Think about the benefits, not the fines

With regulations, Ian advocates a different perspective: “Think about benefits, not fines.” 4% of revenues is a big enough number to get your CEO’s attention, “and that can start to drive some of those projects that we want to get driven.” The other thing is that, while it’s a European standard, Ian thinks it’s likely to be the global norm in the next five years. “Getting a jump on this drives up our reputation with our customers, and the act of getting rid of that data which you shouldn’t have means you’re clearing out your databases of dead email addresses, so you can build a proper engagement with those customers,” Ian says.

The bottom line is that finding a way to comply actually pushes you to improve as a company. As Ian says, “Those people who do compliance well actually get a better-run business.” It’s about coordinating your marketing, sales, and customer service departments, and GDPR is just a catalyst.

The three jobs an Admin needs to do to comply with GDPR

“There are about 13 clauses in GDPR where there are specific things you have to go and do,” Ian says. For example, if there’s a subject matter access request you have 30 days to be able to tell a customer everywhere you hold their data. For a data breach, you have 72 hours to report it. “There are things you’ve got to better, there are new processes you need to put in place,” Ian says, “but there are a whole bunch of other processes you’ve already got that you need to improve on.”

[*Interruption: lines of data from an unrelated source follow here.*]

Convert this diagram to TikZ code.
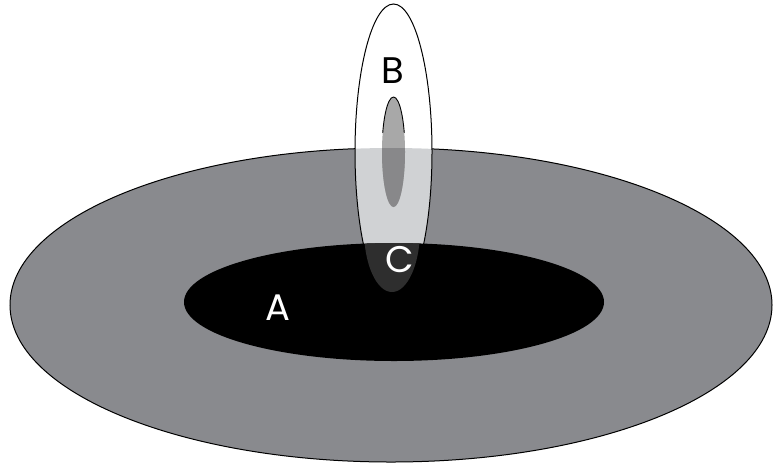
\documentclass[tikz,border=0pt]{standalone}
\usepackage{fontspec}
\setmainfont{Poppins}
\definecolor{disc}{RGB}{137,138,142}
\definecolor{plumelight}{RGB}{208,210,212}
\definecolor{coreupper}{RGB}{168,168,168}
\definecolor{corelower}{RGB}{136,136,138}
\definecolor{cdark}{RGB}{46,46,46}
\tikzset{
  lbl/.style={font=\fontsize{37}{40}\selectfont, inner sep=0pt},
  outline/.style={draw=black, line width=1pt}
}
\begin{document}
\begin{tikzpicture}[x=1pt,y=-1pt]
\useasboundingbox (0,0) rectangle (773,467);
\def\disc{(391,305) ellipse [x radius=381, y radius=157]}
\def\hole{(394,302) ellipse [x radius=210, y radius=59]}
\def\plume{(393.5,152) ellipse [x radius=38.5, y radius=148]}
\def\core{(393.5,152) ellipse [x radius=11.5, y radius=55]}
% outer disc
\fill[disc] \disc;
\draw[outline] \disc;
% plume
\fill[white] \plume;
\begin{scope}
  \clip \disc;
  \fill[plumelight] \plume;
\end{scope}
\draw[outline] \plume;
% core
\fill[coreupper] \core;
\begin{scope}
  \clip \disc;
  \fill[corelower] \core;
\end{scope}
\begin{scope}
  \clip (350,0) rectangle (440,132);
  \draw[black, line width=0.9pt] \core;
\end{scope}
% inner black region
\fill[black] \hole;
\begin{scope}
  \clip \hole;
  \fill[cdark] (392,230) ellipse [x radius=28, y radius=62];
\end{scope}
% labels
\node[lbl, text=black] (B) at (393,71) {B};
\node[lbl, text=white] (A) at (278,308) {A};
\node[lbl, text=white] (C) at (400,260) {C};
\end{tikzpicture}
\end{document}
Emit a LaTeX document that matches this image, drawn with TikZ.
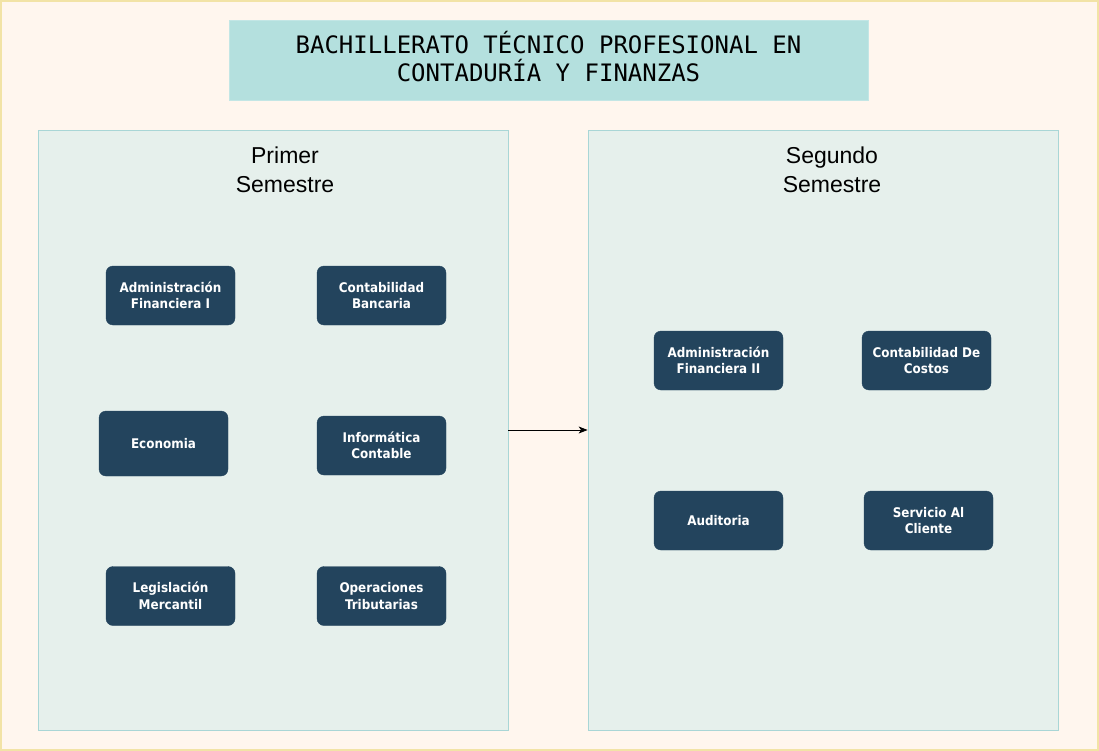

For Salesforce Admins, there are basically three jobs. One, you need to start thinking about how Salesforce gets used inside your organization. How does the lead to opportunity process work? What about the sales support process? At what points are you going to need to ask for consent?

Secondly, you need to build a data inventory. “This is the scary one,” Ian says, “because you’ve got to go and identify every field in your company where you hold customer data.” Finally, make sure that you’re leveraging those fines to make sure that you can make some serious changes to your Org. The important thing is that this is a long-term change, “GDPR isn’t just for the 25th of May, it’s ongoing,” Ian says, “so you’ve got to find some techniques for how you’re going to manage those customer data fields when people start to add new fields or new objects.”